Set down each line of the data below exactly as it stands, dropping the pictures.
++++ Supplied material ++++
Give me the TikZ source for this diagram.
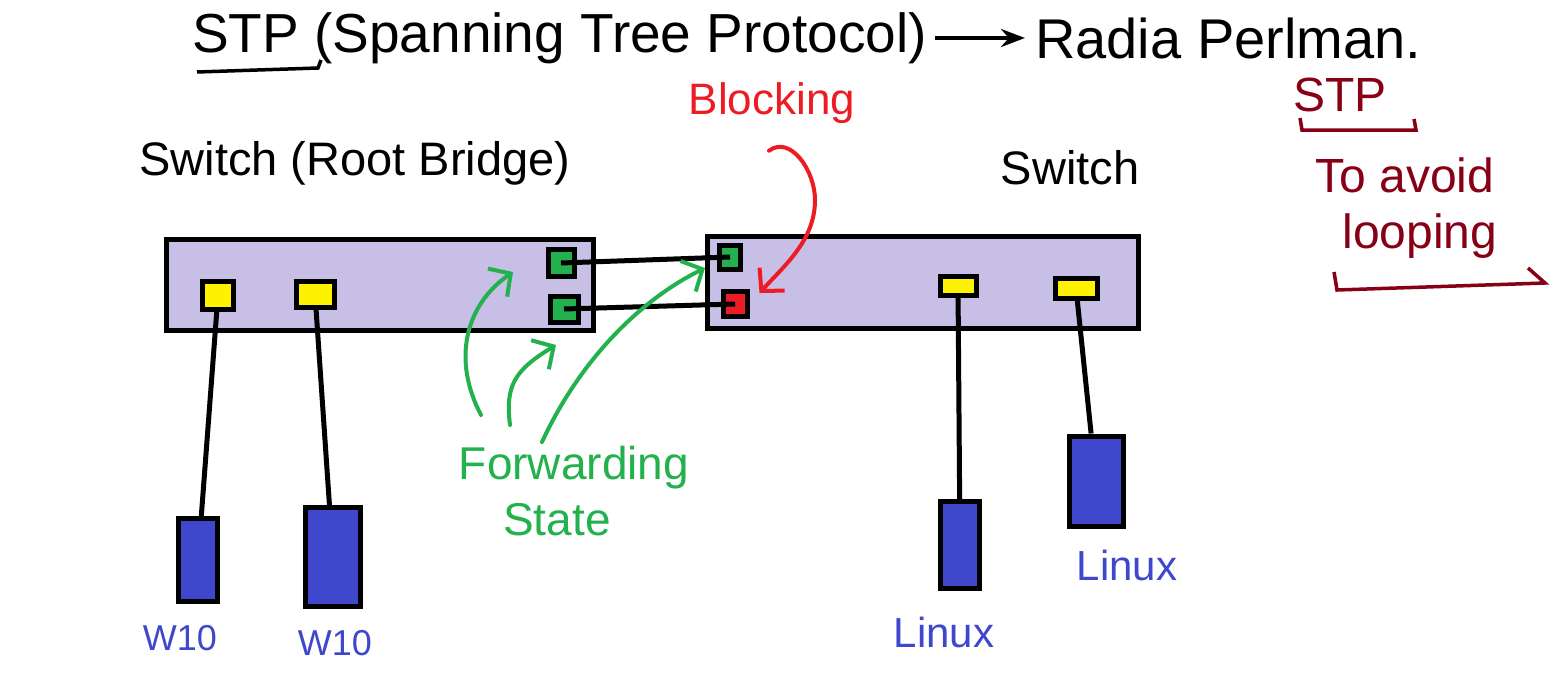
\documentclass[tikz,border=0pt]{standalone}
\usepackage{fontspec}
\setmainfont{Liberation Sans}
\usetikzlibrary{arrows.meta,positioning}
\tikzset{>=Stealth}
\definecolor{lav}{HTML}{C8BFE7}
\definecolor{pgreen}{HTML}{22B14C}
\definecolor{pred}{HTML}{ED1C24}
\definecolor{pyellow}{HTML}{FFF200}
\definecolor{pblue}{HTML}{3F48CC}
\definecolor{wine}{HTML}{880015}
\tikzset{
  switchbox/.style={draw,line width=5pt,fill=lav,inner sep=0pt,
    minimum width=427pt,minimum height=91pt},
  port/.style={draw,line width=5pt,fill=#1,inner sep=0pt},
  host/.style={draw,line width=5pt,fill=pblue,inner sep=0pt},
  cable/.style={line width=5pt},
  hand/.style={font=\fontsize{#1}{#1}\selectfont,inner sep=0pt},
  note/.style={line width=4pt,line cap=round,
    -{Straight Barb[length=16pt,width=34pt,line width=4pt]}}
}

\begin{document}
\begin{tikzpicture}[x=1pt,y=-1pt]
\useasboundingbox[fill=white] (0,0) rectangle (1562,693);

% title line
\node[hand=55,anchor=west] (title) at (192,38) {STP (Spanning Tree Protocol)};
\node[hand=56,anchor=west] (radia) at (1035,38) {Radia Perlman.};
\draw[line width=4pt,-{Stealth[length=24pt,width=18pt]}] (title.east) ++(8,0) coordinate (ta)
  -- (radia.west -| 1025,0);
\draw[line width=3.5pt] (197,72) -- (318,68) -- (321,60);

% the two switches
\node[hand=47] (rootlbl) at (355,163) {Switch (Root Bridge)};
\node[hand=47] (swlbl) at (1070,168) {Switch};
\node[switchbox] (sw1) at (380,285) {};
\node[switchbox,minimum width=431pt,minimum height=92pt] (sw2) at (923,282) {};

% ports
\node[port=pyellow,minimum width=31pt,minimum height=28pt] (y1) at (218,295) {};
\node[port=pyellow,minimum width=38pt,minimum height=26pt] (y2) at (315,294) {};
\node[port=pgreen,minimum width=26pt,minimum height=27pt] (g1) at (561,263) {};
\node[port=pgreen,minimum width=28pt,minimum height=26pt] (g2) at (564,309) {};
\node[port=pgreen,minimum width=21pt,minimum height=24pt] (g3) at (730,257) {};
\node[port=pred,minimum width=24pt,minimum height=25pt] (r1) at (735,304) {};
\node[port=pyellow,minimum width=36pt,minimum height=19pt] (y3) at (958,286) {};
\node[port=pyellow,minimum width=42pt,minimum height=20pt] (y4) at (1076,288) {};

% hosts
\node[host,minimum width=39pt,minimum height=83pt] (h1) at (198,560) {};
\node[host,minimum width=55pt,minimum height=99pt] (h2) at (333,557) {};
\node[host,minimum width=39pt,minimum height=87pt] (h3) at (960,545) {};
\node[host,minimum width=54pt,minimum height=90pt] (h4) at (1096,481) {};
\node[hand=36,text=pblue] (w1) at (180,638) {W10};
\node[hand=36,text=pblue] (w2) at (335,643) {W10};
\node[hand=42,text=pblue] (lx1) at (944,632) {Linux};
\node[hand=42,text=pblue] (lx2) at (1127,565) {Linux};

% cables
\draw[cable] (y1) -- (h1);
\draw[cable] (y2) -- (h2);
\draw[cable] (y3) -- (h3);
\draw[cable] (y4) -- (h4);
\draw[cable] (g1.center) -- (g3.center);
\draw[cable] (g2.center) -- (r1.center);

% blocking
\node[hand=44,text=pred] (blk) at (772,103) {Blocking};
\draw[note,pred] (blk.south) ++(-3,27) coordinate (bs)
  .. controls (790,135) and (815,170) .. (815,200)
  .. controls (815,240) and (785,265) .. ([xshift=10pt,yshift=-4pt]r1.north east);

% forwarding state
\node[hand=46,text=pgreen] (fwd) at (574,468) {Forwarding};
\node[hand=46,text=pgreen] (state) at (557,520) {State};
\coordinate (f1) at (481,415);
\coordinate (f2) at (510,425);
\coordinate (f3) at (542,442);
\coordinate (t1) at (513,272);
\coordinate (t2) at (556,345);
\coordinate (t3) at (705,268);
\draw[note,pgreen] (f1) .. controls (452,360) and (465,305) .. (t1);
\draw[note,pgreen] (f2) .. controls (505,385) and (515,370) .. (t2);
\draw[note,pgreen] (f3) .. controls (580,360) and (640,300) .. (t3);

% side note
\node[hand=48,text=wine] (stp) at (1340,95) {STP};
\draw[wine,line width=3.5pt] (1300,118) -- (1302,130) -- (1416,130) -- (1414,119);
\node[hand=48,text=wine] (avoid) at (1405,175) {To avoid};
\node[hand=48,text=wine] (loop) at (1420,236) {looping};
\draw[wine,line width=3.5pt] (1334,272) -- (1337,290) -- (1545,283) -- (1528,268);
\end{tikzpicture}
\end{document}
++++
Result
Give me the TikZ source for this diagram.
\documentclass[tikz,border=0pt]{standalone}
\usepackage{fontspec}
\setmainfont{Liberation Sans}
\usetikzlibrary{arrows.meta,positioning}
\tikzset{>=Stealth}
\definecolor{lav}{HTML}{C8BFE7}
\definecolor{pgreen}{HTML}{22B14C}
\definecolor{pred}{HTML}{ED1C24}
\definecolor{pyellow}{HTML}{FFF200}
\definecolor{pblue}{HTML}{3F48CC}
\definecolor{wine}{HTML}{880015}
\tikzset{
  switchbox/.style={draw,line width=5pt,fill=lav,inner sep=0pt,
    minimum width=427pt,minimum height=91pt},
  port/.style={draw,line width=5pt,fill=#1,inner sep=0pt},
  host/.style={draw,line width=5pt,fill=pblue,inner sep=0pt},
  cable/.style={line width=5pt},
  hand/.style={font=\fontsize{#1}{#1}\selectfont,inner sep=0pt},
  note/.style={line width=4pt,line cap=round,
    -{Straight Barb[length=16pt,width=34pt,line width=4pt]}}
}

\begin{document}
\begin{tikzpicture}[x=1pt,y=-1pt]
\useasboundingbox[fill=white] (0,0) rectangle (1562,693);

% title line
\node[hand=55,anchor=west] (title) at (192,38) {STP (Spanning Tree Protocol)};
\node[hand=56,anchor=west] (radia) at (1035,38) {Radia Perlman.};
\draw[line width=4pt,-{Stealth[length=24pt,width=18pt]}] (title.east) ++(8,0) coordinate (ta)
  -- (radia.west -| 1025,0);
\draw[line width=3.5pt] (197,72) -- (318,68) -- (321,60);

% the two switches
\node[hand=47] (rootlbl) at (355,163) {Switch (Root Bridge)};
\node[hand=47] (swlbl) at (1070,168) {Switch};
\node[switchbox] (sw1) at (380,285) {};
\node[switchbox,minimum width=431pt,minimum height=92pt] (sw2) at (923,282) {};

% ports
\node[port=pyellow,minimum width=31pt,minimum height=28pt] (y1) at (218,295) {};
\node[port=pyellow,minimum width=38pt,minimum height=26pt] (y2) at (315,294) {};
\node[port=pgreen,minimum width=26pt,minimum height=27pt] (g1) at (561,263) {};
\node[port=pgreen,minimum width=28pt,minimum height=26pt] (g2) at (564,309) {};
\node[port=pgreen,minimum width=21pt,minimum height=24pt] (g3) at (730,257) {};
\node[port=pred,minimum width=24pt,minimum height=25pt] (r1) at (735,304) {};
\node[port=pyellow,minimum width=36pt,minimum height=19pt] (y3) at (958,286) {};
\node[port=pyellow,minimum width=42pt,minimum height=20pt] (y4) at (1076,288) {};

% hosts
\node[host,minimum width=39pt,minimum height=83pt] (h1) at (198,560) {};
\node[host,minimum width=55pt,minimum height=99pt] (h2) at (333,557) {};
\node[host,minimum width=39pt,minimum height=87pt] (h3) at (960,545) {};
\node[host,minimum width=54pt,minimum height=90pt] (h4) at (1096,481) {};
\node[hand=36,text=pblue] (w1) at (180,638) {W10};
\node[hand=36,text=pblue] (w2) at (335,643) {W10};
\node[hand=42,text=pblue] (lx1) at (944,632) {Linux};
\node[hand=42,text=pblue] (lx2) at (1127,565) {Linux};

% cables
\draw[cable] (y1) -- (h1);
\draw[cable] (y2) -- (h2);
\draw[cable] (y3) -- (h3);
\draw[cable] (y4) -- (h4);
\draw[cable] (g1.center) -- (g3.center);
\draw[cable] (g2.center) -- (r1.center);

% blocking
\node[hand=44,text=pred] (blk) at (772,103) {Blocking};
\draw[note,pred] (blk.south) ++(-3,27) coordinate (bs)
  .. controls (790,135) and (815,170) .. (815,200)
  .. controls (815,240) and (785,265) .. ([xshift=10pt,yshift=-4pt]r1.north east);

% forwarding state
\node[hand=46,text=pgreen] (fwd) at (574,468) {Forwarding};
\node[hand=46,text=pgreen] (state) at (557,520) {State};
\coordinate (f1) at (481,415);
\coordinate (f2) at (510,425);
\coordinate (f3) at (542,442);
\coordinate (t1) at (513,272);
\coordinate (t2) at (556,345);
\coordinate (t3) at (705,268);
\draw[note,pgreen] (f1) .. controls (452,360) and (465,305) .. (t1);
\draw[note,pgreen] (f2) .. controls (505,385) and (515,370) .. (t2);
\draw[note,pgreen] (f3) .. controls (580,360) and (640,300) .. (t3);

% side note
\node[hand=48,text=wine] (stp) at (1340,95) {STP};
\draw[wine,line width=3.5pt] (1300,118) -- (1302,130) -- (1416,130) -- (1414,119);
\node[hand=48,text=wine] (avoid) at (1405,175) {To avoid};
\node[hand=48,text=wine] (loop) at (1420,236) {looping};
\draw[wine,line width=3.5pt] (1334,272) -- (1337,290) -- (1545,283) -- (1528,268);
\end{tikzpicture}
\end{document}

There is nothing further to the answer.